Source code of charts:
+===+

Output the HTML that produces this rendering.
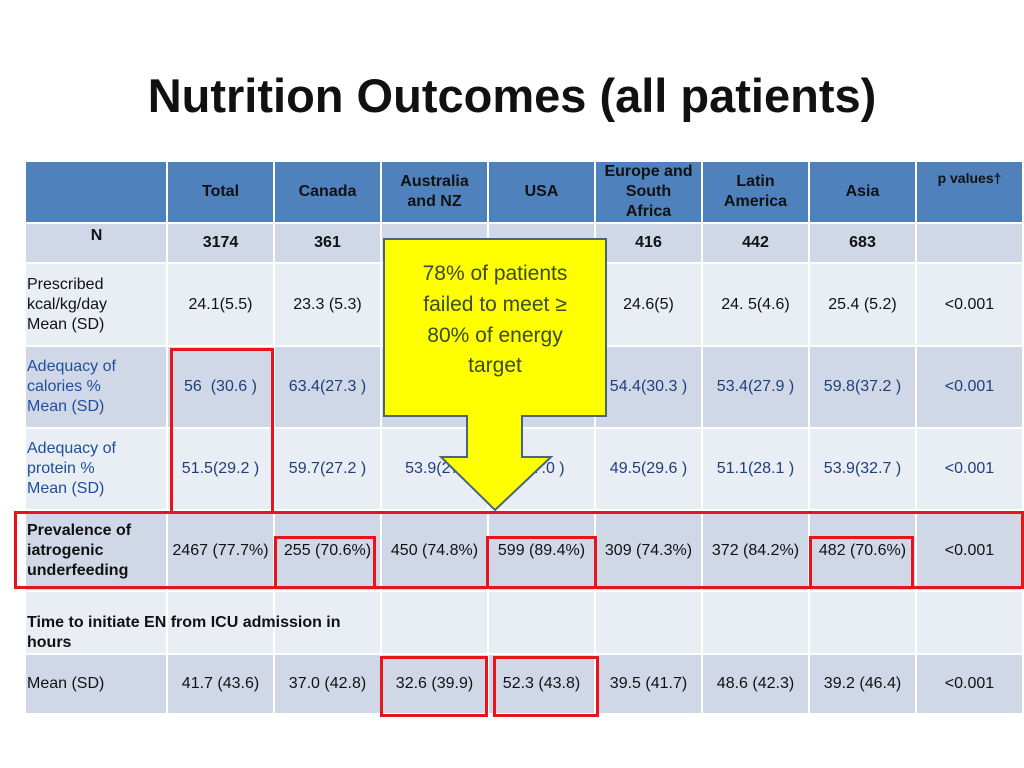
<!DOCTYPE html>
<html><head><meta charset="utf-8"><style>
body{margin:0;width:1024px;height:768px;background:#fff;position:relative;overflow:hidden;font-family:"Liberation Sans",Arial,sans-serif}
.c{position:absolute;display:flex;align-items:center;justify-content:center;text-align:center;font-size:16px;color:#111;box-sizing:border-box;line-height:20px}
.h{background:#4f81bd;font-weight:bold;color:#111}
.d{background:#d0d8e8}.l{background:#e9edf4}
.lab{justify-content:flex-start;text-align:left;padding-left:1px}
.blue{color:#1f4e9a}
.r{position:absolute;border:3px solid #e8141c;box-sizing:border-box}
</style></head><body>
<div style="position:absolute;left:0;top:68px;width:1024px;text-align:center;font-size:47px;font-weight:bold;color:#111">Nutrition Outcomes (all patients)</div>
<div id="t"></div>
<svg style="position:absolute;left:0;top:0" width="1024" height="768">
<path d="M384 239 H606 V416 H522 V457 H551 L495 510 L441 457 H467 V416 H384 Z" fill="#ffff00" stroke="#4a6480" stroke-width="2"/>
<text x="495" y="280" text-anchor="middle" font-family="Liberation Sans, sans-serif" font-size="21" fill="#3a4a2a">78% of patients</text>
<text x="495" y="311" text-anchor="middle" font-family="Liberation Sans, sans-serif" font-size="21" fill="#3a4a2a">failed to meet ≥</text>
<text x="495" y="342" text-anchor="middle" font-family="Liberation Sans, sans-serif" font-size="21" fill="#3a4a2a">80% of energy</text>
<text x="495" y="372" text-anchor="middle" font-family="Liberation Sans, sans-serif" font-size="21" fill="#3a4a2a">target</text>
</svg>
<div class="r" style="left:170px;top:348px;width:104px;height:166px"></div>
<div class="r" style="left:14px;top:511px;width:1010px;height:78px"></div>
<div class="r" style="left:274px;top:536px;width:102px;height:53px"></div>
<div class="r" style="left:486px;top:536px;width:111px;height:53px"></div>
<div class="r" style="left:809px;top:536px;width:105px;height:53px"></div>
<div class="r" style="left:380px;top:656px;width:108px;height:61px"></div>
<div class="r" style="left:493px;top:656px;width:106px;height:61px"></div>
<script>
const xs=[26,168,275,382,489,596,703,810,917,1024];
const ys=[162,224,264,347,429,511,592,655,715];
const header=["","Total","Canada","Australia<br>and NZ","USA","Europe and<br>South<br>Africa","Latin<br>America","Asia","p values†"];
const rows=[
["N","3174","361","","","416","442","683",""],
["Prescribed<br>kcal/kg/day<br>Mean (SD)","24.1(5.5)","23.3 (5.3)","","","24.6(5)","24. 5(4.6)","25.4 (5.2)","&lt;0.001"],
["Adequacy of<br>calories %<br>Mean (SD)","56&nbsp; (30.6 )","63.4(27.3 )","","","54.4(30.3 )","53.4(27.9 )","59.8(37.2 )","&lt;0.001"],
["Adequacy of<br>protein %<br>Mean (SD)","51.5(29.2 )","59.7(27.2 )","53.9(27.","(27.0 )","49.5(29.6 )","51.1(28.1 )","53.9(32.7 )","&lt;0.001"],
["Prevalence of<br>iatrogenic<br>underfeeding","2467 (77.7%)","255 (70.6%)","450 (74.8%)","599 (89.4%)","309 (74.3%)","372 (84.2%)","482 (70.6%)","&lt;0.001"],
["","","","","","","","",""],
["Mean (SD)","41.7 (43.6)","37.0 (42.8)","32.6 (39.9)","52.3 (43.8)","39.5 (41.7)","48.6 (42.3)","39.2 (46.4)","&lt;0.001"]];
const t=document.getElementById('t');
function cell(x0,x1,y0,y1,html,cls,name){
 const d=document.createElement('div');
 d.className='c '+cls;
 d.style.left=x0+'px';d.style.top=y0+'px';d.style.width=(x1-x0-2)+'px';d.style.height=(y1-y0-2)+'px';
 d.innerHTML=html;
 
 
 t.appendChild(d);return d;
}
header.forEach((h,i)=>{const d=cell(xs[i],xs[i+1],ys[0],ys[1],h,'h','header-cell');if(i==8){d.style.alignItems='flex-start';d.style.paddingTop='6px';d.style.fontSize='14px';}});
rows.forEach((r,ri)=>{
 const cls=ri%2==0?'d':'l';
 r.forEach((v,ci)=>{
  let c=cls;if(ci==0)c+=' lab';
  if(ri==0||(ri==4&&ci==0))c+='';
  const d=cell(xs[ci],xs[ci+1],ys[ri+1],ys[ri+2],v,c,ci==0?'row-label':'data-cell');
  if(ri==0)d.style.fontWeight='bold';
  if(ri==0&&ci==0){d.style.justifyContent='center';d.style.alignItems='flex-start';d.style.paddingTop='2px';}
  if(ri==4&&ci==0)d.style.fontWeight='bold';
  if((ri==2||ri==3)&&ci<3)d.classList.add('blue');
  if(ri==2||ri==3){if(ci==0)d.style.color='#1f4e9a';else d.style.color='#1f3f7a';}
 });
});
const tm=document.createElement('div');
tm.className='c lab';
tm.style.cssText='left:26px;top:613px;width:360px;height:42px;font-weight:bold;align-items:flex-start;';
tm.innerHTML='Time to initiate EN from ICU admission in<br>hours';


t.appendChild(tm);
</script>
</body></html>
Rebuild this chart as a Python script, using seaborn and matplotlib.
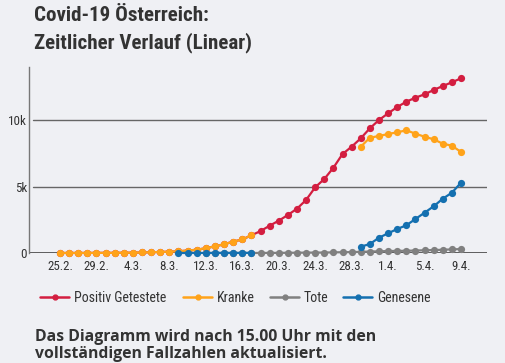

+===+

**REQUIRED TASK**
The data should be printed again unchanged; leave its pictures out.

**THE ANSWER**
Output the HTML that produces this rendering.
<!DOCTYPE html>
<html><head><meta charset="utf-8"><style>
body{margin:0;width:1024px;height:768px;background:#fff;position:relative;overflow:hidden;font-family:"Liberation Sans",Arial,sans-serif}
.c{position:absolute;display:flex;align-items:center;justify-content:center;text-align:center;font-size:16px;color:#111;box-sizing:border-box;line-height:20px}
.h{background:#4f81bd;font-weight:bold;color:#111}
.d{background:#d0d8e8}.l{background:#e9edf4}
.lab{justify-content:flex-start;text-align:left;padding-left:1px}
.blue{color:#1f4e9a}
.r{position:absolute;border:3px solid #e8141c;box-sizing:border-box}
</style></head><body>
<div style="position:absolute;left:0;top:68px;width:1024px;text-align:center;font-size:47px;font-weight:bold;color:#111">Nutrition Outcomes (all patients)</div>
<div id="t"></div>
<svg style="position:absolute;left:0;top:0" width="1024" height="768">
<path d="M384 239 H606 V416 H522 V457 H551 L495 510 L441 457 H467 V416 H384 Z" fill="#ffff00" stroke="#4a6480" stroke-width="2"/>
<text x="495" y="280" text-anchor="middle" font-family="Liberation Sans, sans-serif" font-size="21" fill="#3a4a2a">78% of patients</text>
<text x="495" y="311" text-anchor="middle" font-family="Liberation Sans, sans-serif" font-size="21" fill="#3a4a2a">failed to meet ≥</text>
<text x="495" y="342" text-anchor="middle" font-family="Liberation Sans, sans-serif" font-size="21" fill="#3a4a2a">80% of energy</text>
<text x="495" y="372" text-anchor="middle" font-family="Liberation Sans, sans-serif" font-size="21" fill="#3a4a2a">target</text>
</svg>
<div class="r" style="left:170px;top:348px;width:104px;height:166px"></div>
<div class="r" style="left:14px;top:511px;width:1010px;height:78px"></div>
<div class="r" style="left:274px;top:536px;width:102px;height:53px"></div>
<div class="r" style="left:486px;top:536px;width:111px;height:53px"></div>
<div class="r" style="left:809px;top:536px;width:105px;height:53px"></div>
<div class="r" style="left:380px;top:656px;width:108px;height:61px"></div>
<div class="r" style="left:493px;top:656px;width:106px;height:61px"></div>
<script>
const xs=[26,168,275,382,489,596,703,810,917,1024];
const ys=[162,224,264,347,429,511,592,655,715];
const header=["","Total","Canada","Australia<br>and NZ","USA","Europe and<br>South<br>Africa","Latin<br>America","Asia","p values†"];
const rows=[
["N","3174","361","","","416","442","683",""],
["Prescribed<br>kcal/kg/day<br>Mean (SD)","24.1(5.5)","23.3 (5.3)","","","24.6(5)","24. 5(4.6)","25.4 (5.2)","&lt;0.001"],
["Adequacy of<br>calories %<br>Mean (SD)","56&nbsp; (30.6 )","63.4(27.3 )","","","54.4(30.3 )","53.4(27.9 )","59.8(37.2 )","&lt;0.001"],
["Adequacy of<br>protein %<br>Mean (SD)","51.5(29.2 )","59.7(27.2 )","53.9(27.","(27.0 )","49.5(29.6 )","51.1(28.1 )","53.9(32.7 )","&lt;0.001"],
["Prevalence of<br>iatrogenic<br>underfeeding","2467 (77.7%)","255 (70.6%)","450 (74.8%)","599 (89.4%)","309 (74.3%)","372 (84.2%)","482 (70.6%)","&lt;0.001"],
["","","","","","","","",""],
["Mean (SD)","41.7 (43.6)","37.0 (42.8)","32.6 (39.9)","52.3 (43.8)","39.5 (41.7)","48.6 (42.3)","39.2 (46.4)","&lt;0.001"]];
const t=document.getElementById('t');
function cell(x0,x1,y0,y1,html,cls,name){
 const d=document.createElement('div');
 d.className='c '+cls;
 d.style.left=x0+'px';d.style.top=y0+'px';d.style.width=(x1-x0-2)+'px';d.style.height=(y1-y0-2)+'px';
 d.innerHTML=html;
 
 
 t.appendChild(d);return d;
}
header.forEach((h,i)=>{const d=cell(xs[i],xs[i+1],ys[0],ys[1],h,'h','header-cell');if(i==8){d.style.alignItems='flex-start';d.style.paddingTop='6px';d.style.fontSize='14px';}});
rows.forEach((r,ri)=>{
 const cls=ri%2==0?'d':'l';
 r.forEach((v,ci)=>{
  let c=cls;if(ci==0)c+=' lab';
  if(ri==0||(ri==4&&ci==0))c+='';
  const d=cell(xs[ci],xs[ci+1],ys[ri+1],ys[ri+2],v,c,ci==0?'row-label':'data-cell');
  if(ri==0)d.style.fontWeight='bold';
  if(ri==0&&ci==0){d.style.justifyContent='center';d.style.alignItems='flex-start';d.style.paddingTop='2px';}
  if(ri==4&&ci==0)d.style.fontWeight='bold';
  if((ri==2||ri==3)&&ci<3)d.classList.add('blue');
  if(ri==2||ri==3){if(ci==0)d.style.color='#1f4e9a';else d.style.color='#1f3f7a';}
 });
});
const tm=document.createElement('div');
tm.className='c lab';
tm.style.cssText='left:26px;top:613px;width:360px;height:42px;font-weight:bold;align-items:flex-start;';
tm.innerHTML='Time to initiate EN from ICU admission in<br>hours';


t.appendChild(tm);
</script>
</body></html>
Rebuild this chart as a Python script, using seaborn and matplotlib.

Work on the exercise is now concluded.